Flaubert's parrot has overshadowed the other figure who contributed significantly to ‘A Simple Heart’. Frail and ancient, the family servant Julie was still in service in the spring of 1876 when Flaubert began writing his tale. After the death of his mother, the solitary grieving son had given Julie a selection of the dresses that had once belonged to her, thus creating for himself a ghostly composite figure of the maternal virtues. It is interesting, though it may be mere coincidence, that Julie arrived in Croisset in the same week as the more famous parrot. We catch sight of Julie in Flaubert's letters. Thin and frail, delighted to be in Croisset ‘for the country air’, she is now completely blind and a child is employed to lead her around the garden.18
Invigorated by the extraordinary August heat, Flaubert worked on ‘A Simple Heart’ with a singular passion. On his table, alongside the stuffed parrot, he had laid out the raw materials for his story's ending: a medical treatise on pneumonia, a breviary and a collection of prayer-books.19 He had entered a realm of mysterious intellectual exaltation. He was working his phrases while swimming in the Seine and then in his sleep the words were still coming to him: ‘In the night the sentences go rolling through my mind, like the chariots of some Roman emperor, and they wake me with a start by their jolting and their endless rumbling.?
??20 He was often writing all through the night, with the windows open, in his shirt sleeves, ‘bellowing like a fiend, in the silence of my study’, bellowing until his lungs were hurting and he saw the dawn. ‘One day,’ he joked, ‘I shall explode like an artillery shell and all my bits will be found on the writing table.’21
‘A Simple Heart’ celebrates the maternal virtues. In Madame Aubain's damp and half-empty house, paternal authority has withered away and now Monsieur is no more than a memory, an old portrait on display in a room upstairs. The two subsequent tales investigate what happens when we call Father back from oblivion. Resurrected in the outsized garments of fantasy, Father now assumes two contrasting forms, one weak and one strong. In ‘The Legend of Saint Julian Hospitator’ he is a medieval lord, whose son will accidentally kill him. In ‘Herodias’ he is an Oriental patriarch, who will be tricked into killing the man who mocks his authority. In both tales, clearly visible just below the flamboyantly archaic surface, there is a twisted sexual motive driving the plot. For this is a world of lethal erotic caprice, massacre, mutilation, accidental parricide and decapitation. Obviously Oedipal, we say, staring our author in the eye. Yet this is an Oedipus with a difference. For Flaubert treats his crew of saints, prophets and patriarchs with a thoroughly modern ambivalence, subjecting their visions to the mildly corrosive secular action of the realist style.
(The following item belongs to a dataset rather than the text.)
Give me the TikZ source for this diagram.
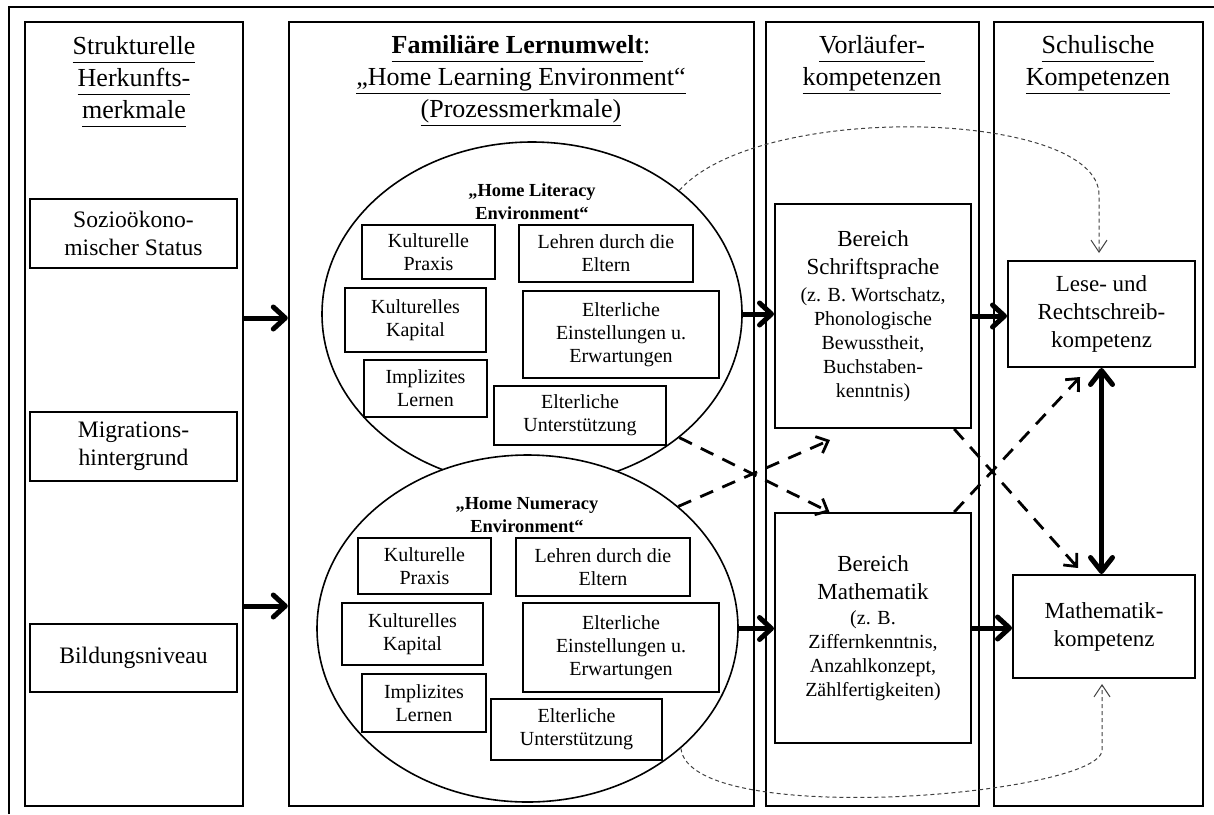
\documentclass[tikz,border=0pt]{standalone}
\usepackage{fontspec}
\setmainfont{Liberation Serif}
\usetikzlibrary{arrows.meta, shapes.geometric, fit, calc}
\newcommand{\bigline}[1]{{\fontsize{11.5}{14}\selectfont #1}}
\newcommand{\headline}[1]{\underline{#1\vphantom{(g}}}

\tikzset{
	colbox/.style={draw, line width=1.2pt, inner sep=0pt},
	itembox/.style={draw, line width=1pt, fill=white, inner sep=0pt, align=center, font=\fontsize{11.5}{14}\selectfont},
	featbox/.style={itembox, minimum width=103.5pt, minimum height=34.5pt, font=\fontsize{11.8}{14}\selectfont},
	stagebox/.style={draw, line width=1pt, fill=white, inner sep=0pt, align=center, font=\fontsize{10}{12}\selectfont},
	envbox/.style={draw, line width=0.9pt, fill=white, inner sep=0pt, align=center, font=\fontsize{10}{11.5}\selectfont},
	envell/.style={draw, ellipse, line width=0.8pt, fill=white, inner sep=0pt},
	envtitle/.style={align=center, inner sep=0pt, font=\bfseries\fontsize{9.2}{11.5}\selectfont},
	headtxt/.style={align=center, inner sep=0pt, font=\fontsize{13}{16}\selectfont},
	bigarrow/.style={line width=2.5pt, -{Straight Barb[length=6pt, width=11pt, round]}},
	bigboth/.style={line width=2.5pt, {Straight Barb[length=7pt, width=11pt, round]}-{Straight Barb[length=7pt, width=11pt, round]}},
	dasharrow/.style={line width=1.4pt, dash pattern=on 7pt off 5pt, -{Straight Barb[length=5pt, width=9pt]}},
	fadearrow/.style={line width=0.5pt, black!75, dash pattern=on 2pt off 1.5pt, -{Straight Barb[length=6pt, width=8pt]}},
}

\begin{document}
\begin{tikzpicture}[x=0.5pt, y=-0.5pt]
	\useasboundingbox (0,0) rectangle (1214,814);
	
	% frame and columns
	\draw[line width=1.2pt] (9,814) |- (1214,7);
	\node[colbox, fit={(25,22) (243,806)}] (col1) {};
	\node[colbox, fit={(289,22) (754,806)}] (col2) {};
	\node[colbox, fit={(766,22) (979,806)}] (col3) {};
	\node[colbox, fit={(994,22) (1203,806)}] (col4) {};
	
	\node[headtxt] (head1) at (134,82) {\headline{Strukturelle}\\\headline{Herkunfts-}\\\headline{merkmale}};
	\node[headtxt] (head2) at (521,81) {\headline{\textbf{Familiäre Lernumwelt}}:\\\headline{„Home Learning Environment“}\\\headline{(Prozessmerkmale)}};
	\node[headtxt] (head3) at (872,65) {\headline{Vorläufer-}\\\headline{kompetenzen}};
	\node[headtxt] (head4) at (1098,65) {\headline{Schulische}\\\headline{Kompetenzen}};
	
	% structural features
	\node[featbox] (ses) at (133.5,233.5) {Sozioökono-\\mischer Status};
	\node[featbox] (migr) at (133.5,446.5) {Migrations-\\hintergrund};
	\node[featbox, minimum height=34pt] (bild) at (133.5,658) {Bildungsniveau};
	
	% home literacy environment
	\node[envell, minimum width=210pt, minimum height=172pt] (hle) at (532,314) {};
	\node[envtitle] (hletitle) at (532,202) {„Home Literacy\\Environment“};
	\node[envbox, minimum width=66.5pt, minimum height=27pt] (hlpraxis) at (428.5,252) {Kulturelle\\Praxis};
	\node[envbox, minimum width=87pt, minimum height=28.5pt] (hllehren) at (606,253.5) {Lehren durch die\\Eltern};
	\node[envbox, minimum width=70.5pt, minimum height=32pt] (hlkapital) at (415.5,320) {Kulturelles\\Kapital};
	\node[envbox, minimum width=98pt, minimum height=43.5pt] (hleinst) at (621,334.5) {Elterliche\\Einstellungen u.\\Erwartungen};
	\node[envbox, minimum width=61.5pt, minimum height=28.5pt] (hlimpl) at (425.5,388.5) {Implizites\\Lernen};
	\node[envbox, minimum width=86pt, minimum height=29.5pt] (hlunter) at (580,415.5) {Elterliche\\Unterstützung};
	
	% home numeracy environment
	\node[envell, minimum width=210.5pt, minimum height=173.5pt] (hne) at (527.5,628.5) {};
	\node[envtitle] (hnetitle) at (527,515) {„Home Numeracy\\Environment“};
	\node[envbox, minimum width=66.5pt, minimum height=28pt] (hnpraxis) at (424.5,566) {Kulturelle\\Praxis};
	\node[envbox, minimum width=87pt, minimum height=29pt] (hnlehren) at (603,567) {Lehren durch die\\Eltern};
	\node[envbox, minimum width=70.5pt, minimum height=31pt] (hnkapital) at (412.5,634) {Kulturelles\\Kapital};
	\node[envbox, minimum width=98pt, minimum height=44.5pt] (hneinst) at (621,647.5) {Elterliche\\Einstellungen u.\\Erwartungen};
	\node[envbox, minimum width=62pt, minimum height=29pt] (hnimpl) at (424,703) {Implizites\\Lernen};
	\node[envbox, minimum width=85.5pt, minimum height=30.5pt] (hnunter) at (576.5,729.5) {Elterliche\\Unterstützung};
	
	% precursor and school competences
	\node[stagebox, minimum width=98pt, minimum height=112pt] (schrift) at (873,316) {\bigline{Bereich}\\[2pt]\bigline{Schriftsprache}\\[1.5pt](z. B. Wortschatz,\\Phonologische\\Bewusstheit,\\Buchstaben-\\kenntnis)};
	\node[stagebox, minimum width=98pt, minimum height=115pt] (mathb) at (873,628) {\bigline{Bereich}\\[2pt]\bigline{Mathematik}\\[0.5pt](z. B.\\Ziffernkenntnis,\\Anzahlkonzept,\\Zählfertigkeiten)};
	\node[itembox, minimum width=93.5pt, minimum height=53pt] (lese) at (1101.5,314) {Lese- und\\Rechtschreib-\\kompetenz};
	\node[itembox, minimum width=91pt, minimum height=51.5pt] (mathk) at (1104,626.5) {Mathematik-\\kompetenz};
	
	% solid arrows
	\draw[bigarrow] ([yshift=48pt]col1.east) -- ([yshift=48pt]col2.west);
	\draw[bigarrow] ([yshift=-96pt]col1.east) -- ([yshift=-96pt]col2.west);
	\draw[bigarrow] (hle.east) -- (hle.east -| schrift.west);
	\draw[bigarrow] (hne.east) -- (hne.east -| mathb.west);
	\draw[bigarrow] (schrift.east) -- (schrift.east -| lese.west);
	\draw[bigarrow] (mathb.east) -- (mathb.east -| mathk.west);
	\draw[bigboth] (lese.south) -- (lese.south |- mathk.north);
	
	% dashed cross links
	\coordinate (tipsch) at (830,440);
	\coordinate (tipmk) at (1078,568);
	\coordinate (tiplese) at (1080,377);
	\draw[dasharrow] (hle.-40) -- ($(mathb.north west)!0.28!(mathb.north east)$);
	\draw[dasharrow] (hne.39) -- (tipsch);
	\draw[dasharrow] ($(schrift.south west)!0.91!(schrift.south east)$) -- (tipmk);
	\draw[dasharrow] ($(mathb.north west)!0.91!(mathb.north east)$) -- (tiplese);
	
	% thin curved links
	\coordinate (tiplesetop) at (1099,253);
	\coordinate (tipmkbot) at (1102,684);
	\draw[fadearrow] (hle.40) .. controls (760,100) and (1099,110) .. (1099,195) -- (tiplesetop);
	\draw[fadearrow] (hne.-38) .. controls (690,830) and (1102,795) .. (1102,750) -- (tipmkbot);
\end{tikzpicture}
\end{document}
‘The Legend of Saint Julian Hospitator’ culminates in a miraculous, intimate, deathly reconciliation with the father. Assuming the form of a decomposing leper, the father arrives from nowhere and demands from his son the signs of love: food and drink, a warm bed, a comforting embrace, a contaminating kiss. It is too much, an impossible moment. Touching the father inspires a powerful sexual disgust in his son, tinged with terror and yet rewarded with a surprise-ticket to heaven. At this point Flaubert famously breaks the frame of his story, abruptly disavowing the scene he has imagined: ‘And that is the story of Saint Julian Hospitator almost exactly as you will find it told in a stained-glass window in a church near to where I was born.’